- **Written task**: Copy each line in the data that includes the word "with".

↓

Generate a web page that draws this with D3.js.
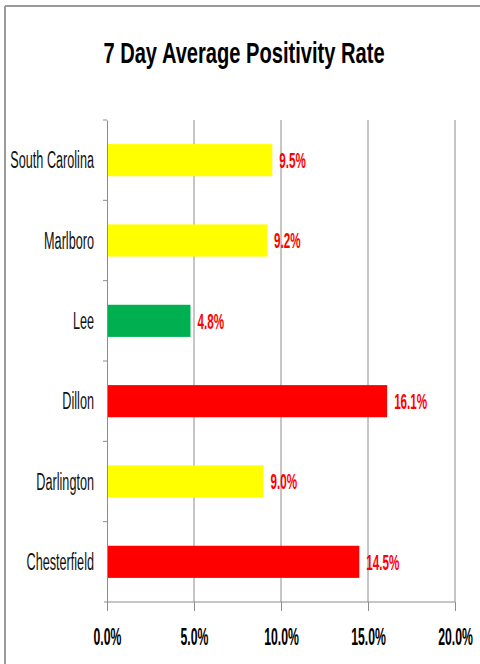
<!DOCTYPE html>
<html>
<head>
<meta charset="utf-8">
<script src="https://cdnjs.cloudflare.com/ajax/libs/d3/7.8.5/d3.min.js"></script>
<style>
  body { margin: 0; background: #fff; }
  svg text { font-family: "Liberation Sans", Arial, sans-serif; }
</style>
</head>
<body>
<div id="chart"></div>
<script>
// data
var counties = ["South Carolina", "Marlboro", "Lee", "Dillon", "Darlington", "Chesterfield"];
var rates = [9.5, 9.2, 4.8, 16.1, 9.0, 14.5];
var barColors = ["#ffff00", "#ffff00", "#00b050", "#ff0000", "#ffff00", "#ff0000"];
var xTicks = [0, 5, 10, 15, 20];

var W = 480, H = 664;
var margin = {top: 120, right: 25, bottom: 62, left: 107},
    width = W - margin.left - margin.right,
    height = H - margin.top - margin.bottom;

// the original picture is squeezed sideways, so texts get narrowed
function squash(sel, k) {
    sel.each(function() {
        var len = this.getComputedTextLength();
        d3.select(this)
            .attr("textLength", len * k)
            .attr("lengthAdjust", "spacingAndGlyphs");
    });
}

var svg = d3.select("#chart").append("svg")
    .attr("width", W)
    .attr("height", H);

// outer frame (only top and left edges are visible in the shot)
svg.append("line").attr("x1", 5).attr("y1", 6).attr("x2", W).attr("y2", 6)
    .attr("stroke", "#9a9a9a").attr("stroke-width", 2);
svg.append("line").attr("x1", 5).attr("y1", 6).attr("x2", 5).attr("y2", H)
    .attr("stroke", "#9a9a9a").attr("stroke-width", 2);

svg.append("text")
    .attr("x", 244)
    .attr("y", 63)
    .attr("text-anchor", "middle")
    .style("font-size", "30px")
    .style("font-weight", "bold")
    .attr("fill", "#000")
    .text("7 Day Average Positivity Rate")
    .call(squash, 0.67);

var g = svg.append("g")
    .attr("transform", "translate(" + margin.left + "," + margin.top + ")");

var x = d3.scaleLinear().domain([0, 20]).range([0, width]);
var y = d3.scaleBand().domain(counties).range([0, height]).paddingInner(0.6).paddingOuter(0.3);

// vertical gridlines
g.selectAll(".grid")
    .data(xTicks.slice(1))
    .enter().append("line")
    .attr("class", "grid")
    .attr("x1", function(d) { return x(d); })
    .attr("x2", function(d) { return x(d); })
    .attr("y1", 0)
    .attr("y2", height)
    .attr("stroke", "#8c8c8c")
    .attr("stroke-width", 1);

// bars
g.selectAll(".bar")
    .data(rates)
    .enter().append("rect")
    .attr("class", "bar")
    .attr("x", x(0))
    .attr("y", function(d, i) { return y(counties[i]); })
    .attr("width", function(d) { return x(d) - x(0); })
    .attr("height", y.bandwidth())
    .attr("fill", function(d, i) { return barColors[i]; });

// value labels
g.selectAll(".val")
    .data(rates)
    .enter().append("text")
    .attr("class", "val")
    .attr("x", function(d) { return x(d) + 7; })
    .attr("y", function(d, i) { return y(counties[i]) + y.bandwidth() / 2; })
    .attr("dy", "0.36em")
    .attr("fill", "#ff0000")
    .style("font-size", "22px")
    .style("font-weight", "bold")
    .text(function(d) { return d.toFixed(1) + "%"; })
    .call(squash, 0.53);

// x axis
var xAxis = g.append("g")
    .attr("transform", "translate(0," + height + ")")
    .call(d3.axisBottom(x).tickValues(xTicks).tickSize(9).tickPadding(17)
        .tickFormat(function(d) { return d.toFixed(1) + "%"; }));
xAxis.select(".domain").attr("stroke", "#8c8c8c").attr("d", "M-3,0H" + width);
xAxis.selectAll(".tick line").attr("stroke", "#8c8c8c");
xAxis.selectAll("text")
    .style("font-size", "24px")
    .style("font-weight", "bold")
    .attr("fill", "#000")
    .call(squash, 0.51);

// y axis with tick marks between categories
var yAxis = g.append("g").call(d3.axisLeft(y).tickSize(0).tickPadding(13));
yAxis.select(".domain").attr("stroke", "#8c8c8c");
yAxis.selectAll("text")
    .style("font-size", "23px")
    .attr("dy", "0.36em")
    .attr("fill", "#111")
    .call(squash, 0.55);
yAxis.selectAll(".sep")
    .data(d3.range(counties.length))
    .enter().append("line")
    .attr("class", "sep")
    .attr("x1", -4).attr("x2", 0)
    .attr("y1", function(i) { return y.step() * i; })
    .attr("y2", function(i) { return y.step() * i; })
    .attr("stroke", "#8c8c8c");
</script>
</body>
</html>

↑
↓

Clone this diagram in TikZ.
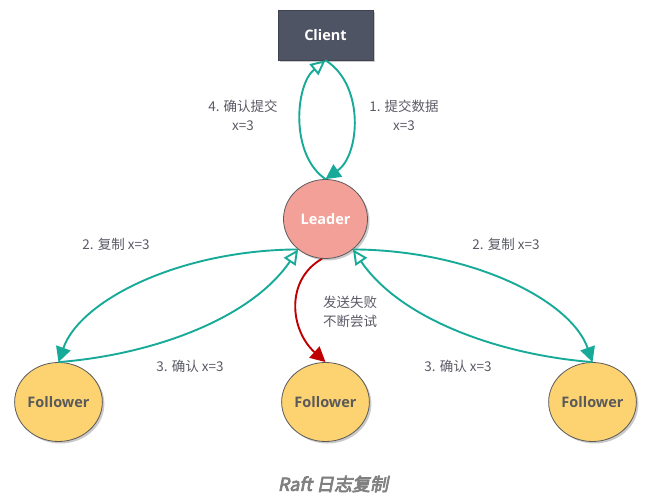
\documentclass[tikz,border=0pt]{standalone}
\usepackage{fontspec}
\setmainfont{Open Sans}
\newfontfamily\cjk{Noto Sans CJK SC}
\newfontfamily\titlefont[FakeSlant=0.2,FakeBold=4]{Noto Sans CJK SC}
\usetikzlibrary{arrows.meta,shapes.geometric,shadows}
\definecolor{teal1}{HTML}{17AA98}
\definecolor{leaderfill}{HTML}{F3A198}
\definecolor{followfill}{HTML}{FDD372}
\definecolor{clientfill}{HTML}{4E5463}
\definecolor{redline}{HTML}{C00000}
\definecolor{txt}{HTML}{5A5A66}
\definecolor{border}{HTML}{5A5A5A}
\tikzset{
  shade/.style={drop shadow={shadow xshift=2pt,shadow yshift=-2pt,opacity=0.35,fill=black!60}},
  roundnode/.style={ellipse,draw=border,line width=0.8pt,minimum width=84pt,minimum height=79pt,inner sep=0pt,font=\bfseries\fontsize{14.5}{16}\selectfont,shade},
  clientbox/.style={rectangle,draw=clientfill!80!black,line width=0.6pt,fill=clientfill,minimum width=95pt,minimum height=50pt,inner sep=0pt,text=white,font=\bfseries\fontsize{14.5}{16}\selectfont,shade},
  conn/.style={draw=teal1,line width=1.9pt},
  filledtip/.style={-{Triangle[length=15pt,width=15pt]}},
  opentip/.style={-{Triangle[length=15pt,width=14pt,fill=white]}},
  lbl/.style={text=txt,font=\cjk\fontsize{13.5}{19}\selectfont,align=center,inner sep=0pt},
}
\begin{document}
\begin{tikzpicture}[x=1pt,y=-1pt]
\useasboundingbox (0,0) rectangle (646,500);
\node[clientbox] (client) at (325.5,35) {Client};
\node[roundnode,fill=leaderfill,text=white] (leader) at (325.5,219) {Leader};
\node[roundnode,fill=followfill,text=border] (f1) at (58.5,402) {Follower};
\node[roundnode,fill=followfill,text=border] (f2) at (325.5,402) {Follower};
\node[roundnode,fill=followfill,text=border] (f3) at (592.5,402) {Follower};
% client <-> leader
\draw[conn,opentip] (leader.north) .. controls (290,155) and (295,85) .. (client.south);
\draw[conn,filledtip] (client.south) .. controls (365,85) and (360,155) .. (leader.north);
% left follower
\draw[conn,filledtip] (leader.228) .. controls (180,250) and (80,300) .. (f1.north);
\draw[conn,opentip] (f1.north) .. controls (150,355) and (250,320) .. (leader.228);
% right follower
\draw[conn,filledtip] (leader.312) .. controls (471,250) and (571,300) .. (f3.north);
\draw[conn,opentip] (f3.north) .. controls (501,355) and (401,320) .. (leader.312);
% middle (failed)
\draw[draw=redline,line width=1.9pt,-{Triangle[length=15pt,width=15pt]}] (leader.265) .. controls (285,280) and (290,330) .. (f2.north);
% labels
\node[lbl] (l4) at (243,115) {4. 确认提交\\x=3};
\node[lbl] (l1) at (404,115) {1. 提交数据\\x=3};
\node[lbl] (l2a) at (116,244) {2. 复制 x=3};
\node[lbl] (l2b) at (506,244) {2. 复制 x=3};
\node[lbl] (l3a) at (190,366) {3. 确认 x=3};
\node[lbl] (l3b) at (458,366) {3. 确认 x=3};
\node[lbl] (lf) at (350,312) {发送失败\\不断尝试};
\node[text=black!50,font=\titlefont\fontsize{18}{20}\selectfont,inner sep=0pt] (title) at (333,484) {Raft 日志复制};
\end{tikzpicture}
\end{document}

↑
↓

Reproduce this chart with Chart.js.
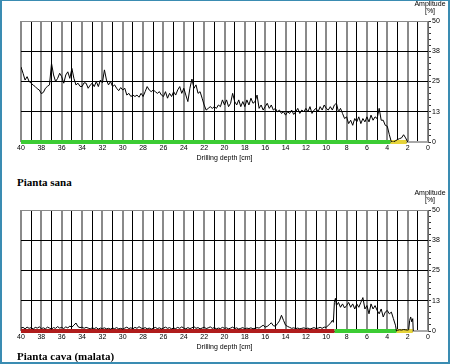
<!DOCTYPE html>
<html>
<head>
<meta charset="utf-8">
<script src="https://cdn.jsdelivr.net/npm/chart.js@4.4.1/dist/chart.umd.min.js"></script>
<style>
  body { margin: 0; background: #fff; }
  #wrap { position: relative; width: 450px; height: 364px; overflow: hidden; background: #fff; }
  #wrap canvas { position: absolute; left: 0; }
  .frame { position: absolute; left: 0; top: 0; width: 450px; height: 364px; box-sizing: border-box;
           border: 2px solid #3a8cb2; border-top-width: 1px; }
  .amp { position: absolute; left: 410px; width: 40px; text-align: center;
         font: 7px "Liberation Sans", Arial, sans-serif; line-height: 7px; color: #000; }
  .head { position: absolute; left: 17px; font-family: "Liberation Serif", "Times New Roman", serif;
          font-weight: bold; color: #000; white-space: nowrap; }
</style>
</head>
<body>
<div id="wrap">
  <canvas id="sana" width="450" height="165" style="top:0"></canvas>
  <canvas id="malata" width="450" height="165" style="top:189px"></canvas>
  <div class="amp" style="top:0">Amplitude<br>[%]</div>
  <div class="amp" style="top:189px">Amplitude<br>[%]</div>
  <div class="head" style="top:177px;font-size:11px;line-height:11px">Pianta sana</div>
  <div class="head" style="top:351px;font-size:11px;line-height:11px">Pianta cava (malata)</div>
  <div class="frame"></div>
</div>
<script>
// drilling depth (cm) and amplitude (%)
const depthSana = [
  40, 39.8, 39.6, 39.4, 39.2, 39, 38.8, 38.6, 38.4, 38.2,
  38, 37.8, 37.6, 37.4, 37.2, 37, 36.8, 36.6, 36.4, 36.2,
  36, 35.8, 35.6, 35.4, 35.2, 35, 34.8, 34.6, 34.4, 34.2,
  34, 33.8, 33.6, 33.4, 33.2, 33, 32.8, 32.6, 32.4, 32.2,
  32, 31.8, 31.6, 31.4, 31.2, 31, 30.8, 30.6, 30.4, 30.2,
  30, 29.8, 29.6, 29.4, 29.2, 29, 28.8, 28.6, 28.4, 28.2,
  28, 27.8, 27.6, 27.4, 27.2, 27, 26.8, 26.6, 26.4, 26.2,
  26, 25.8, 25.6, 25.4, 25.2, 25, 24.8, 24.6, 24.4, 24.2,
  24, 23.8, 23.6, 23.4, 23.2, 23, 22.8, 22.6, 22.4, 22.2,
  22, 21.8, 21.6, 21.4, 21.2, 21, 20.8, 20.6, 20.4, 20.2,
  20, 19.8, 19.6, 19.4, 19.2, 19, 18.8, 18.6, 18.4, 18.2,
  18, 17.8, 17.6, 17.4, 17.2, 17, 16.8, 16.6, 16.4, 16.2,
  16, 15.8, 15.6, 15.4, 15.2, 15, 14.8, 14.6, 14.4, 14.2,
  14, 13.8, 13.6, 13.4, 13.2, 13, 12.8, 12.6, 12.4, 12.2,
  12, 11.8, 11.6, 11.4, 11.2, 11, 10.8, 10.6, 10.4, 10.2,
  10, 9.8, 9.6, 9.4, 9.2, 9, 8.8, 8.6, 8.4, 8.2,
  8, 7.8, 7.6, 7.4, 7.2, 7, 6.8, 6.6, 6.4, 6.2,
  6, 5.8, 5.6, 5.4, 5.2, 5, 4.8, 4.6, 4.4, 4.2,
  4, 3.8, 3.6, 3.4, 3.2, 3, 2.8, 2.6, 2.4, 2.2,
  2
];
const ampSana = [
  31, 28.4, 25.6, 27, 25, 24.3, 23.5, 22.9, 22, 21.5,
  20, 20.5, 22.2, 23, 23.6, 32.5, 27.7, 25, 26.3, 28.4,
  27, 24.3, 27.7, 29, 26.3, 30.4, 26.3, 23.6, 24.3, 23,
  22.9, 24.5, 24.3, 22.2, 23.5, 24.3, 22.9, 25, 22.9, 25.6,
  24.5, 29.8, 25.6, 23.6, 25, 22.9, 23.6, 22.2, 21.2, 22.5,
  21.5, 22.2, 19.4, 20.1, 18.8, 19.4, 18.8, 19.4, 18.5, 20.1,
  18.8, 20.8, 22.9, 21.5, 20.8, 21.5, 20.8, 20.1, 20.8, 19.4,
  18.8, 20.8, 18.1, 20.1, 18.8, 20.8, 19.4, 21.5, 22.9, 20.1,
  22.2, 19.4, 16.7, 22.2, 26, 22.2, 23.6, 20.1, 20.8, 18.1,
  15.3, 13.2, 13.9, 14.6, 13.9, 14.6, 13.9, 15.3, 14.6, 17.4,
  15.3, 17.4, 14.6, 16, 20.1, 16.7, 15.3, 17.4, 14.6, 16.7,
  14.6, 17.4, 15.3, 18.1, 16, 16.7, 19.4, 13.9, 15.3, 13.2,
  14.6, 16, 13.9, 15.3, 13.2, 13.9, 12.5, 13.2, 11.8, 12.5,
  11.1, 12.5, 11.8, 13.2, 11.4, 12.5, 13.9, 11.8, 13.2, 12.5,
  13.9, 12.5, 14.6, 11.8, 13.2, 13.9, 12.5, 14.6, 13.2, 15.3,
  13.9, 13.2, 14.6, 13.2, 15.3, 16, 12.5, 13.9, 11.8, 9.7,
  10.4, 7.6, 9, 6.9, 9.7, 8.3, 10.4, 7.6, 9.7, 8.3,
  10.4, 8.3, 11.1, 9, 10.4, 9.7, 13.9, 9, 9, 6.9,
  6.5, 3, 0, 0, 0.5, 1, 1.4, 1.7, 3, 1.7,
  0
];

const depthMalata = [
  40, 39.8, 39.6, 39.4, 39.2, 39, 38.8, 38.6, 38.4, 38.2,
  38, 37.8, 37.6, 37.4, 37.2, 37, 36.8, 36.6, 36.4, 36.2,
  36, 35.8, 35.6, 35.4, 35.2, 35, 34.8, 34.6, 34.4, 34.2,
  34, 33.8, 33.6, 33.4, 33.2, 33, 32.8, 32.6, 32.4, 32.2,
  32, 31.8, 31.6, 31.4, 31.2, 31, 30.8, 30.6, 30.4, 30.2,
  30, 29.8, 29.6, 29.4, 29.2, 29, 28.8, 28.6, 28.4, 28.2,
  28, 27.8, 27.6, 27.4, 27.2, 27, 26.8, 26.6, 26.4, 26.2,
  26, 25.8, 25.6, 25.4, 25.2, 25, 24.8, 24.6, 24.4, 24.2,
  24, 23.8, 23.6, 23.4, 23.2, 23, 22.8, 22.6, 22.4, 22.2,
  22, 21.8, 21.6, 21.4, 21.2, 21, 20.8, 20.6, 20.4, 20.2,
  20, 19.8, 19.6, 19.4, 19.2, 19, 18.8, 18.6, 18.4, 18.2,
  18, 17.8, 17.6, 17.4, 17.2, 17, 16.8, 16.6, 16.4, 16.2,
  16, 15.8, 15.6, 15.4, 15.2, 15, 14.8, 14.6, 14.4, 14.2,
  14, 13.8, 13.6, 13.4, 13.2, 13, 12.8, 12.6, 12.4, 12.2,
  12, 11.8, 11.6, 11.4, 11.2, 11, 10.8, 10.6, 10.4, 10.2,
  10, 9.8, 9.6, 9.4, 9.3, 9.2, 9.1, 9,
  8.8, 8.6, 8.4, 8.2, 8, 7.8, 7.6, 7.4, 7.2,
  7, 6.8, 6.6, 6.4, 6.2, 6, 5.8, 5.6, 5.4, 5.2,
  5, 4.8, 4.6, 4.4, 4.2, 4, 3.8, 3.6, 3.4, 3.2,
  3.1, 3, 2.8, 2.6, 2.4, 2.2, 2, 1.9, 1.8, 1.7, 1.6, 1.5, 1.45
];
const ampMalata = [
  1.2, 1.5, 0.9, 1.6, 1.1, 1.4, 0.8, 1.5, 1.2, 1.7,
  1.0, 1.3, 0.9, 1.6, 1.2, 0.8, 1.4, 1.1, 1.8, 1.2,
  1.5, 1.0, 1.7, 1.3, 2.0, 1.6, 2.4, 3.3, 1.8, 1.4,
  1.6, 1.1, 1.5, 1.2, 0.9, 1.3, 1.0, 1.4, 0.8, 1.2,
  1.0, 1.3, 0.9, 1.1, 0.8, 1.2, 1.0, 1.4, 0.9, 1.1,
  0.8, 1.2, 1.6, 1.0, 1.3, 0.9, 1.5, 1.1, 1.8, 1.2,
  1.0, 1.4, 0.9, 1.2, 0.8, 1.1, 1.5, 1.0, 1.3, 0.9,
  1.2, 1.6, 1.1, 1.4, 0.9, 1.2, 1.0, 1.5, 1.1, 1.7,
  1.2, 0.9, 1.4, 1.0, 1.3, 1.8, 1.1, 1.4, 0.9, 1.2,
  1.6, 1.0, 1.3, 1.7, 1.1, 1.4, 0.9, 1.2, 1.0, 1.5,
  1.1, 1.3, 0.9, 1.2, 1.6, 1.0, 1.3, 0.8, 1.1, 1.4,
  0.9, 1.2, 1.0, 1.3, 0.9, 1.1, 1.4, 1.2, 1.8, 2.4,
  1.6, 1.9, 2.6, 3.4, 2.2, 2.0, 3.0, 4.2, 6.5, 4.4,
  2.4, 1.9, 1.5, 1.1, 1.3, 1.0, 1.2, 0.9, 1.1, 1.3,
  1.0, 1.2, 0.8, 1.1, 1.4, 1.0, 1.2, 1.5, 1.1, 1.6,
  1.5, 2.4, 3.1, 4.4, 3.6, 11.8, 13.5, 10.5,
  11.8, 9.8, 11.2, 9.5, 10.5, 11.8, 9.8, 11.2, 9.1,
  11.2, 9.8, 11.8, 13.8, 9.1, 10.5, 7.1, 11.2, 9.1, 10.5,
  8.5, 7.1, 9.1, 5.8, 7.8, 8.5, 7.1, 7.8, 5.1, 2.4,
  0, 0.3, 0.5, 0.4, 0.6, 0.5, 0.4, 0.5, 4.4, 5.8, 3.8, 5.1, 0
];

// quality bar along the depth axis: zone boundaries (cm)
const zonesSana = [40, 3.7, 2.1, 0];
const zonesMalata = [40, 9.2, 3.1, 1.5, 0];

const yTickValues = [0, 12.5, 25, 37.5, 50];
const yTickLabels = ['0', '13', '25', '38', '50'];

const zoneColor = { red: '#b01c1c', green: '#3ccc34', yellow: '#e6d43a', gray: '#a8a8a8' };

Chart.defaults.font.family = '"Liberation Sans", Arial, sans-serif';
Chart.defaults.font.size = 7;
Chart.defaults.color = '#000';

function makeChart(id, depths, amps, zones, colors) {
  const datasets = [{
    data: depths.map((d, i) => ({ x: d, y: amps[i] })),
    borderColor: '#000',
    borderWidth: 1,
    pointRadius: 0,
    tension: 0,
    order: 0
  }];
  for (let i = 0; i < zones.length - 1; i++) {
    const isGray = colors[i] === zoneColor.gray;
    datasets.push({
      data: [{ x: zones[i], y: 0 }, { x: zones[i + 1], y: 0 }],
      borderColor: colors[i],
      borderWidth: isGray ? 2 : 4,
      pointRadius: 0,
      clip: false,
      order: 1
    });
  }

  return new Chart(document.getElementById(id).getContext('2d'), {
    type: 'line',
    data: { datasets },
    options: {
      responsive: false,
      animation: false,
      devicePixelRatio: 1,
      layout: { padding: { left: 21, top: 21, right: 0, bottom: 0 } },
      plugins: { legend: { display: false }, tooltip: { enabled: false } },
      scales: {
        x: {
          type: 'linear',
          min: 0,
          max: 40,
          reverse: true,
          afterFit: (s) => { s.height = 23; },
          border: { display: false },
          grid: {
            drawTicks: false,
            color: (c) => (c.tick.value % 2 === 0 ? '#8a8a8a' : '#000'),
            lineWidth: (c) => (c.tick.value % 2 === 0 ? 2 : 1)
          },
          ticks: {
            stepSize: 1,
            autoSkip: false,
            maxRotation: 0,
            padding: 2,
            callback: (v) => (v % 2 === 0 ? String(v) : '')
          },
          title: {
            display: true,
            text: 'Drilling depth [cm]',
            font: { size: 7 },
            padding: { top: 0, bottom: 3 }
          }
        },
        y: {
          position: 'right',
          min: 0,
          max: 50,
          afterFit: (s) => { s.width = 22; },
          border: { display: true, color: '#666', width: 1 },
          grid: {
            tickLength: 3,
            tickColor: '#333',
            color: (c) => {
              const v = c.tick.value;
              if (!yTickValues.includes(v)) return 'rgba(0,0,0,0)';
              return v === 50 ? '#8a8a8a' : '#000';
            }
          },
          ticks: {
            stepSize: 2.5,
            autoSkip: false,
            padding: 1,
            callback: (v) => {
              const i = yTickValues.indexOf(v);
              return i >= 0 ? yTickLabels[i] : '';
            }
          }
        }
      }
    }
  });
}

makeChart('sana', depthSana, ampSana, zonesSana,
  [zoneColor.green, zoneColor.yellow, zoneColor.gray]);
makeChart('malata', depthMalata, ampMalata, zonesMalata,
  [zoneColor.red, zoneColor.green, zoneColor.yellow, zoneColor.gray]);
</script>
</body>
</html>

↑

- **Answer to the problem**:
Generate a web page that draws this with D3.js.
// y axis with tick marks between categories
Reproduce this chart with Chart.js.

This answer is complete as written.